De Nederlandse Keuringsdienst van Waren zegt dat er geen enkele reden is te denken dat er een risico op bse is. Het gaat om vlees dat op toegestane wijze is bewerkt met marinadeachtige stoffen of hulpmiddelen als bindmiddelen, stelt een woordvoerster van het productschap. Volgens het schap is het een veilig en toegestaan procedé, maar is achterwege gelaten de juiste etiketten op de vleespakketjes te plakken.
De Ierse keuringsdienst ontdekte in mei dat meer dan de helft van de onderzochte Nederlandse kippen DNA bevatte dat niet door de ingrediënten op het etiket kon worden verklaard. De meeste kippen bevatten rundvleeseiwit, maar een aantal kippen bleek ook te zijn behandeld met proteïnen van varkensvlees.
Het inspuiten van kippenvlees met vocht is een in Nederland toegestane methode om het vlees mals te houden. De omstreden kipfilets zouden afkomstig zijn van drie bedrijven in Nederland waar dit speciale procedé plaatsheeft: Lelie, Vriesekoop en De Kippenhof.
De Nederlandse Keuringsdienst van Waren heeft op verzoek van de Ieren inmiddels een onderzoek ingesteld.

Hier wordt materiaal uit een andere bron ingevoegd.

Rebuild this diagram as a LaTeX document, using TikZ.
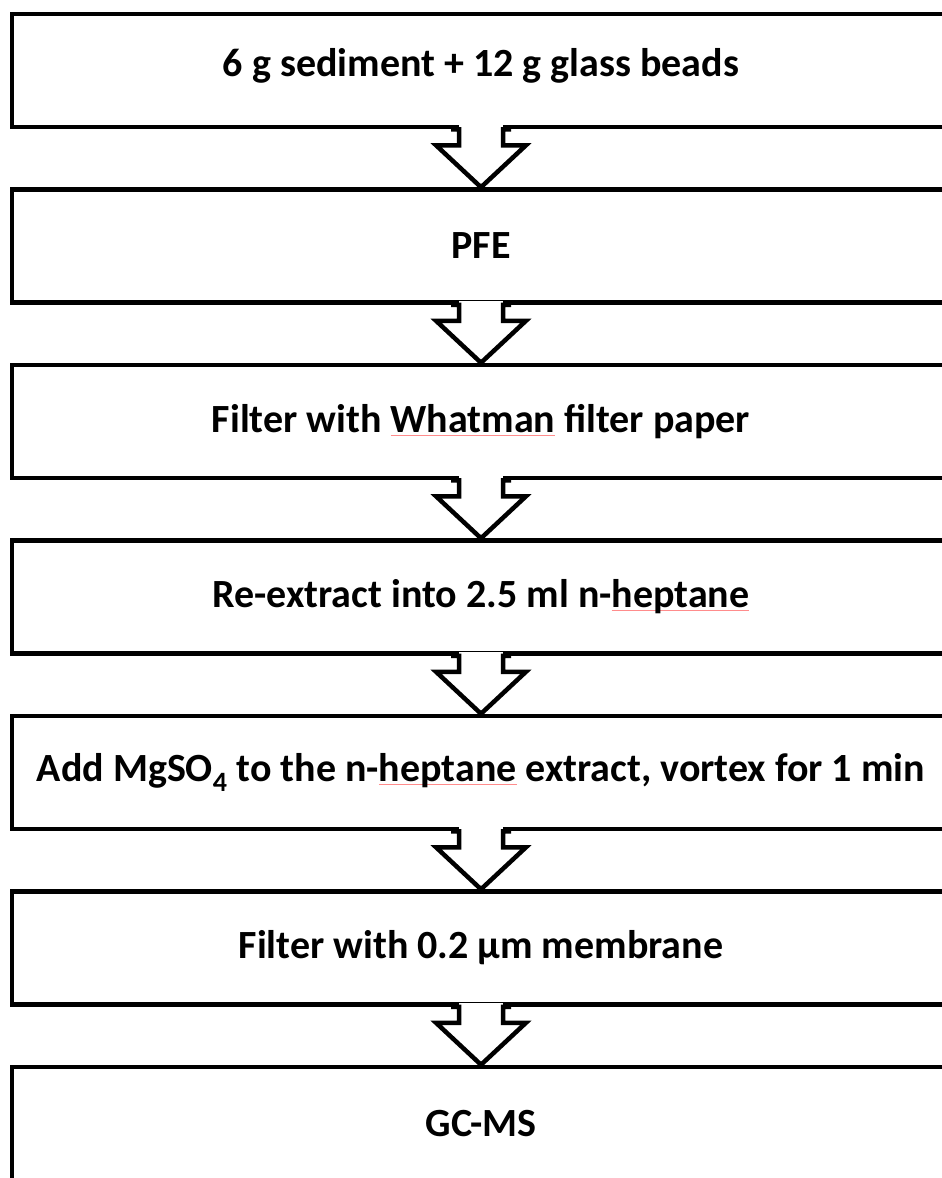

De dienst gaat op zoek naar de in Nederland toegevoegde hulpstoffen, en met name de omstreden eiwitten, om een monster te kunnen onderzoeken. „We verwachten er niet veel van”, aldus een woordvoerder. Sinds 1997 wordt al het bse-gevoelige materiaal in Nederland vernietigd.
De Kippenhof in Ermelo bestrijdt dat kipfilet runder-DNA bevat. „Ze hebben hier negen monsters genomen en in eentje zouden ze dan runder-DNA hebben gevonden”, aldus bedrijfsleider K. Rood. „Volgens mij heeft de onderzoeker het DNA verkeerd geïnterpreteerd.”
Kippenvleesbewerkingsbedrijf Vriesekoop in Zoetermeer stelt dat de gevonden sporen van runder-DNA hooguit melk zouden kunnen zijn.